As Jamaica struggles to deal with the aftermath of Hurricane Ivan, BBC News Online spoke to organisations in the UK helping to co-ordinate relief efforts to assist the stricken island.
By Damian Jones
BBC News Online
At least 14 people died and many homes were destroyed when 155mph winds and torrential rains struck Jamaica on Saturday.
Jamaicans are assessing the true extent of the devastation
Sharon Saunders, Jamaica's Deputy High Commissioner in London, said an appeal for aid had already provoked a huge response among Britain's Jamaican community.
A clean-up operation is now under way and vital supplies are being sent to the area.
'Pockets of destruction'
She told BBC News Online: "We have had a very good response from the Jamaican community here in Britain. We are very pleased because a lot of people have been ringing to offer their help."
As well as cash donations, she said people and communities were offering their services to help out on the island along with useful supplies such as blankets and medical kits, to help those left destitute by the hurricane.

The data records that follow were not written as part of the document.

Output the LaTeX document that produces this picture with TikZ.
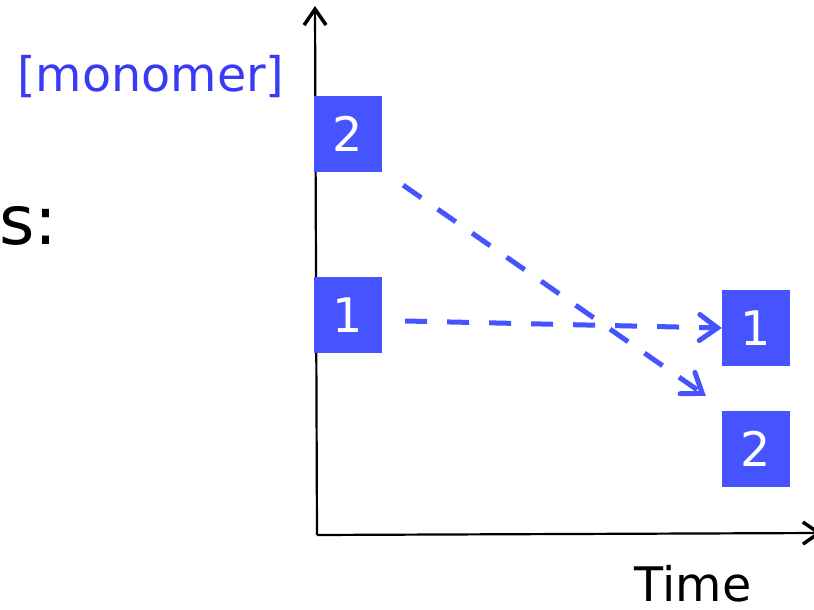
\documentclass[tikz,border=0pt]{standalone}
\usepackage{fontspec}
\setmainfont{DejaVu Sans}
\usetikzlibrary{arrows.meta}
\definecolor{boxblue}{RGB}{69,84,255}
\definecolor{labelblue}{RGB}{58,58,245}

\begin{document}
\begin{tikzpicture}[x=1pt,y=1pt]
	\useasboundingbox (0,0) rectangle (814,610);
	\tikzset{bigtext/.style={font=\fontsize{47.6}{57}\selectfont},
		flow/.style={boxblue,line width=5pt,dash pattern=on 22pt off 20pt,
			-{Straight Barb[length=18pt,width=26pt,line cap=round]}}}
	\coordinate (O) at (317,75);
	\coordinate (ytop) at (315,604);
	\coordinate (xend) at (822,77);
	\draw [line width=2.2pt,-{Straight Barb[length=16pt,width=22pt,line width=3.5pt]}] (O) -- (ytop);
	\draw [line width=2.2pt,-{Straight Barb[length=16pt,width=22pt,line width=3.5pt]}] (O) -- (xend);
	\node [bigtext,text=labelblue,anchor=base] (mono) at (151,518) {[monomer]};
	\node [bigtext,anchor=base] (timelbl) at (693,8) {Time};
	\node [font=\fontsize{68}{80}\selectfont,anchor=base west,inner sep=0] (slbl) at (-1,365) {s:};
	\begin{scope}[every node/.style={bigtext,fill=boxblue,text=white,inner sep=0,
		minimum width=68pt,minimum height=76pt}]
	\node (a2) at (348,476) {2};
	\node (a1) at (348,295) {1};
	\node (b1) at (756,282) {1};
	\node (b2) at (756,161) {2};
	\end{scope}
	\draw [flow] ([shift={(21,-13)}]a2.south east) -- ([shift={(-16,15)}]b2.north west);
	\draw [flow] ([shift={(23,-6)}]a1.east) -- (b1.west);
\end{tikzpicture}
\end{document}
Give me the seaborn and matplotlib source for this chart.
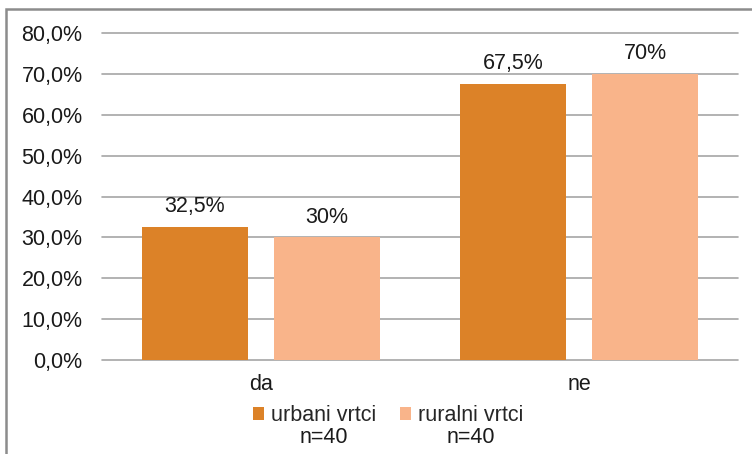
import pandas as pd
import seaborn as sns
import matplotlib.pyplot as plt
from matplotlib.ticker import FuncFormatter
from matplotlib.patches import Rectangle

# podaci
odgovori = ['da', 'ne']
urbani = [32.5, 67.5]
ruralni = [30.0, 70.0]
oznake_urbani = ['32,5%', '67,5%']
oznake_ruralni = ['30%', '70%']
skupine = ['urbani vrtci', 'ruralni vrtci']
velicine = ['n=40', 'n=40']

df = pd.DataFrame({
    'odgovor': odgovori * 2,
    'skupina': [skupine[0]] * 2 + [skupine[1]] * 2,
    'postotak': urbani + ruralni,
})

sns.set_theme(style="white")
plt.rcParams['font.family'] = ['Liberation Sans', 'DejaVu Sans']
fs = 15.5

fig = plt.figure(figsize=(7.52, 4.54), dpi=100)
ax = fig.add_axes([102 / 752, 1 - 360 / 454, 636 / 752, 327 / 454])

sns.barplot(data=df, x='odgovor', y='postotak', hue='skupina', order=odgovori,
            hue_order=skupine, palette=['#DC8228', '#F9B48A'],
            width=0.83, gap=0.2, saturation=1, linewidth=0, ax=ax)

ax.set_ylim(0, 80)
ax.set_xlim(-0.5, 1.5)
ax.set_yticks(range(0, 81, 10))
ax.yaxis.set_major_formatter(FuncFormatter(lambda v, p: f"{v:.1f}%".replace('.', ',')))
ax.grid(axis='y', color='#A6A6A6', linewidth=1.2)
for gl in ax.get_ygridlines():
    gl.set_clip_on(False)
ax.set_axisbelow(True)
for s in ax.spines.values():
    s.set_visible(False)
ax.tick_params(axis='y', labelsize=fs, pad=14, colors='#1a1a1a', length=0)
ax.tick_params(axis='x', labelsize=fs, pad=10, colors='#1a1a1a', length=0)
ax.set_xlabel('')
ax.set_ylabel('')

for cont, lab in zip(ax.containers, [oznake_urbani, oznake_ruralni]):
    ax.bar_label(cont, labels=lab, padding=7, fontsize=fs, color='#1a1a1a')

leg = ax.legend(loc='upper center', bbox_to_anchor=(0.45, -0.105), ncol=2, frameon=False,
                fontsize=fs, handlelength=0.5, handleheight=0.5, handletextpad=0.35,
                columnspacing=1.1, borderpad=0)

# n=40 ispod svake oznake legende
fig.canvas.draw()
inv = fig.transFigure.inverted()
for t, n in zip(leg.get_texts(), velicine):
    bb = t.get_window_extent().transformed(inv)
    fig.text((bb.x0 + bb.x1) / 2, bb.y0 - 0.001, n, ha='center', va='top',
             fontsize=fs, color='#1a1a1a')

# okvir grafikona
fig.patches.append(Rectangle((6 / 752, -0.1), 1.2, 1 - 9 / 454 + 0.1, transform=fig.transFigure,
                             fill=False, edgecolor='#8C8C8C', linewidth=1.8))

fig.savefig('out.png', dpi=100)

Despite the response, Ms Saunders said that she has urged people not to hand in material goods until the High Commission has a clear idea of what is needed.
She said: "We are currently waiting on a list of needs from Jamaica. Once we have that, we will be able to decide what assistance we can give and what assistance we will need from our international friends and family."
Despite the widespread damage, Ms Saunders said Jamaica had dealt with Ivan's onslaught better than had been hoped.
She added: "We had anticipated more of a catastrophe but there have been pockets of real destruction in some areas.
"I think the reason why we dealt so well with this hurricane was because we learned a lot from Hurricane Gilbert 12 years ago, particularly in terms of bolstering roofing and construction.
"The problem now is that we are having to rebuild again, knowing that another hurricane could hit in the near future."
Meanwhile, the UK Government and aid agencies are shipping out aid and volunteers.
Two humanitarian advisers from the Department for International Development (DFID) were flying out to Jamaica on Monday.
After being briefed by local and UN officials, they will report back on the most appropriate response.
They are also due to deliver items already requested by Jamaican authorities, such as plastic sheeting, water supplies and medical assistance.
The DFID said that following the assessments, funds would be made available "according to need".
It will also liaise with other donors to make sure funds are used "in the most effective way" to bring relief and save lives.
Oxfam aid workers are due to arrive on the island on Tuesday to assess the damage.
Caribbean humanitarian co-ordinator Marilise Turnbull said: "There is a large clean-up operation going on at the moment and we are sending workers out there with water testing kits.
"Surprisingly Jamaica wasn't as badly hit as we anticipated, especially Kingston which seemed to miss the eye of the storm.
"But we will be targeting and assessing the damage caused to rural areas because they seemed to come off worse."
Two Royal Navy vessels, HMS Richmond and the Royal Fleet Auxiliary tanker Wave Ruler have also been sent to the island.
The 300 personnel on board include medical staff and technicians.
Flooding continues to be the main problem in Jamaica.
Homes and roads were swept away in flooding caused by heavy rain and huge waves up to 23ft (seven metres) high.
Of the half-million people in the exposed eastern shores who had been urged to move into shelters, many ignored the advice fearing their homes might be looted.